Monday, May 5, 2008

Eyes wide open


I wrote a blog entry about a hike at Del Valle and I was surprised by the comments. I described how I saw it along the trail and wherever I looked and people were wondering just exactly what “it” was that I saw. I thought it was pretty obvious what it was that I saw that day. What did I actually see through my lens that day? I can sum it up in one word: Everything.

It is sad that in the 18 years I have been taking pictures professionally I seem to have been losing my vision. Not my eyesight, but my vision, what I see out in the world around me. You might wonder how can a photographer lose his vision and still be able to take pictures? It is hard to describe but somewhere in the daily grind, in the months of 80 and 90 assignments you simply stop looking at things when you are not at work on assignment.

Its funny how we can put blinders on and just focus on the task at hand. In this run-and-gun world I live in I budget time for travel, budget time for shooting, budget time for processing pictures but I never took time to look around and see what was around me day to day. Life becomes one continuous assignment and it takes a toll on our vision.

I went to a photography seminar early this year and the photographer running the event posed a question to the field of photographers gathered before him. How many of us who had a passion for photography when we started no longer took pictures at any other time than for work? How many of us had lost the passion that stirred us in our youth? Dozens of hands went up including mine. The years of looking through the viewfinder can take a heavy toll. The work becomes everything; it becomes the only thing and the vision dims.

So there I was in my own little photography world running from news event to sports event to feature assignment and back. The pictures looked better and better through the years, the skills improved but looking back I shot less and less on my own time. I never really thought about it, just seemed like it would be too much like work on a day off. My interest of aviation had a photography outlet in photographing airshow but I caught myself judging how much fun I had at an airshow by how well I did taking photos.

The only thing worse than having your vision slowly dim is the realization that you don’t want to see. Somewhere along the line despair begins to creep into your photography. Instead of thoughts of clouds and sunsets in the viewfinder your vision is obscured by the harsh realities of life. Fatal accidents, shootings scenes, funerals, grieving parents, grieving friends became fodder for my camera and it weighed upon me. A cold January night photographing a candlelight memorial was the hardest thing I have ever had to do. Painful and sad it cast more shadows on my sight. Every thing seemed dark and depressing. Friends abandoned me, the job was a grind and it seemed like everything was one long assignment. I was deep in the world of photojournalism but I was blind to the simple joys of photography.

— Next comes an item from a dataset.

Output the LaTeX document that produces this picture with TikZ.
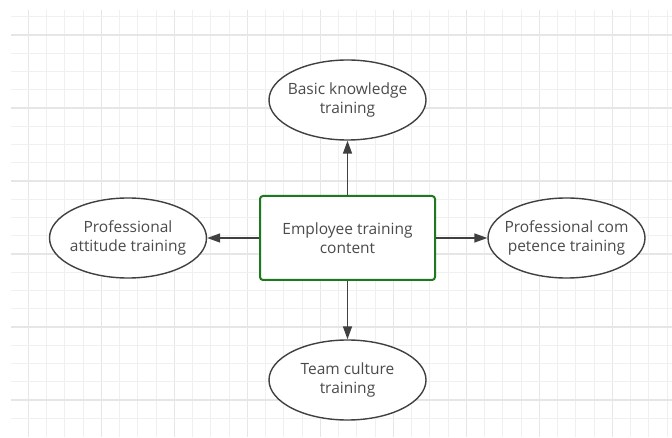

But just like the saying goes it is darkest just before the dawn. And one day, with no fanfare my eyes opened again. Near the summit of Mount Diablo I took a short hike and carrying a small point and shoot camera I took pictures just for me. Not for the paper, not for an assignment but pictures just for me. It’s amazing how exhilarating it feels when you realize it doesn’t matter what the picture looks like as long as I like it. No deadlines, no package of photos with cutlines and separate web copies required. Just pictures for me by me.

Many more hikes would follow with my friend Alice and it is exciting to see how my photography improved. Not my photojournalism photography, I never doubted my abilities there but I could see my photography on the hikes go from snapshots to more artistic endeavors. It reminded me of my years in high school as I learned about photography and took my first steps behind the camera.

But the best thing of all is that I started to see again. The trips on trail are feast for eyes and I took it all in. From fields of spring flowers to groves of eucalyptus trees and a single feather in the sand I began to see pictures that told stories to me of light and shadow, texture and form. Stories that were quiet and peaceful and brought back the same passion I once had for my photography. I want to look for them more and see what wonders there are to be photographed. Seeing is believing when you can look and see the beauty of the world everywhere around you.

1 comment:

Anonymous said...

That was beautiful, you know. Sad and happy all at once. It made me smile.